Thursday, January 25, 2007

People and technologies

Just as there is a spectrum of digital natives, young people who got on the bus at different stages, the same it true of digital immigrants. It was really impressive to see folk not just paying lip service to social networking stuff, but using it in a way that has clearly transformed their practice. This isn’t an age thing – some of the older hands are nostalgic for the frontier days of the internet, without realising that it is all (sort of) happening again. It is one thing to know about Facebook, flickr etc, another thing entirely to jump in and swim around in all that stuff. The folk who know the names of the new stuff but don’t use it are just like people from a few years back whose attitude to students was “we have found this wonderful thing called the Internet, let us show you how to use it…” There are still a lot of educational developers, learning technologists, and librarians whose first, often unconscious, reaction to the new stuff is to somehow try to rein it in, or put some controls onto it, or think along the lines of “people think this is fun, but it could be really educational, if only...”

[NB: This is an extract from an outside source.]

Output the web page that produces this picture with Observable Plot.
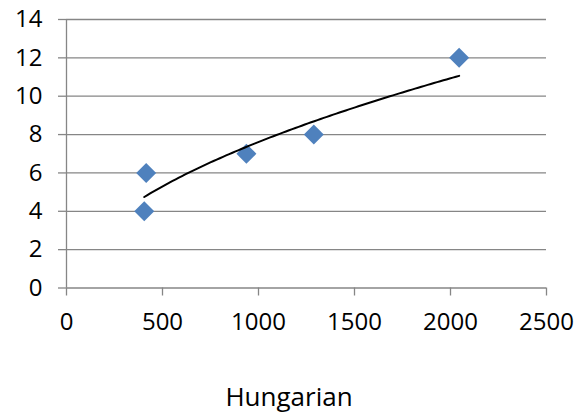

This is going to sound odd, but the people I see at the cutting edge of all this stuff are thinking differently about a lot of things – things like: privacy; currency of knowledge; what constitutes true expertise; what is the best way of communicating with others; what scholarship means; and even, friendships. I was quite sceptical about things like MUVEs etc, but having seen the way folk in this community act, I am softening up. The starting point for everything around all this new stuff, it seems to me, is the truism that the best way to find something out is to ask a friend. This goes right across the whole social networking/ Web 2.0 stuff, whether it a student working on a group project and IM-ing their friends who are in other groups, to having friends who you have never met in the flesh, to willingly sharing stuff with others (all over the world) whether it is expertise or dumb questions you feel uncomfortable asking.

The other truism relevant here is “two heads are better than one”, you don’t have to know all about the collective unconsciousness, or meme theory to realise that all of a sudden connecting with people is getting exciting again. If you still think the web is a bit of a mess, with lots of dodgy information and dodgy people; that email basically is a bit of a pain; that you don’t quite understand your mobile phone; that, sometimes, life was better before all this crap (it’s OK that’s how I feel a fair proportion of the time) – move on, and have a go in this world.

1 comment:

Andrew Middleton said...

Your last three posts here sum up my impressions too. I feel like it's not only time for all of us to look up again and re-examine what we're doing and how we do it in order to take care of the interests of students coming our way in five years time.
Thanks for this summary Paul, I don't know how you managed to capture the essence of last week, but you have.